Composées dans un studio privé à San Antonio de Los Altos, loin des capitales culturelles occidentales, les pièces de Travesías portent cette distance en elles. Les synthétiseurs n’y cherchent ni la démonstration technologique ni l’avant-gardisme tapageur. Ils avancent lentement, par nappes poreuses, lignes flottantes, silences habités. Linde ne documente pas un futur abstrait : elle construit des espaces de perception alternatifs, presque domestiques, profondément incarnés.
Travesía Acuastral : un moment charnière. Trois pièces centrales de l’album trouvent leur origine dans le concert Travesía Acuastral, présenté en 1991 à Caracas lors du 3e Encuentro de la Nueva Música Electrónica. À l’époque, la scène expérimentale vénézuélienne est en pleine effervescence, soutenue par des initiatives collectives comme Musikautomatika. Ce contexte n’est pas anecdotique : il rappelle que ces musiques n’étaient ni marginales ni isolées, mais inscrites dans un véritable écosystème créatif latino-américain aujourd’hui largement invisibilisé.

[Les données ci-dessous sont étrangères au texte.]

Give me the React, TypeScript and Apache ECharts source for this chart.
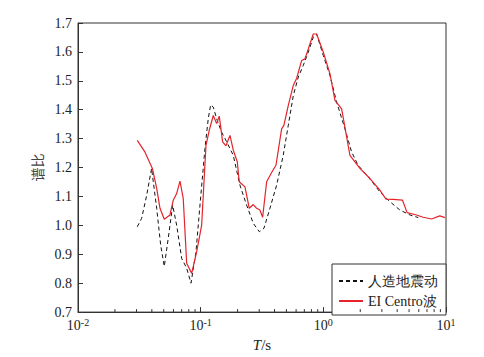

« Oksana Linde ouvre un espace dans une électronique lente et tournée vers l’écoute intérieure ; l’expérimentation latino-américaine des années 80 n’était ni marginale ni en retard, mais profondément en avance sur nos manières actuelles de percevoir le son. » — Houz-Motik Magazine
Composer pour écouter autrement

À partir de la fin des années 80, la musique de Linde s’imprègne de pratiques méditatives, notamment le Reiki. Certaines pièces de Travesías sont conçues pour accompagner ces états d’attention modifiée. Ici, le son ne progresse pas : il respire. Les motifs s’étirent, se dissolvent, reviennent autrement. Kerepakupai vena, référence directe au Salto Ángel, fonctionne comme un paysage sonore immobile, traversé de micro-variations, presque imperceptibles.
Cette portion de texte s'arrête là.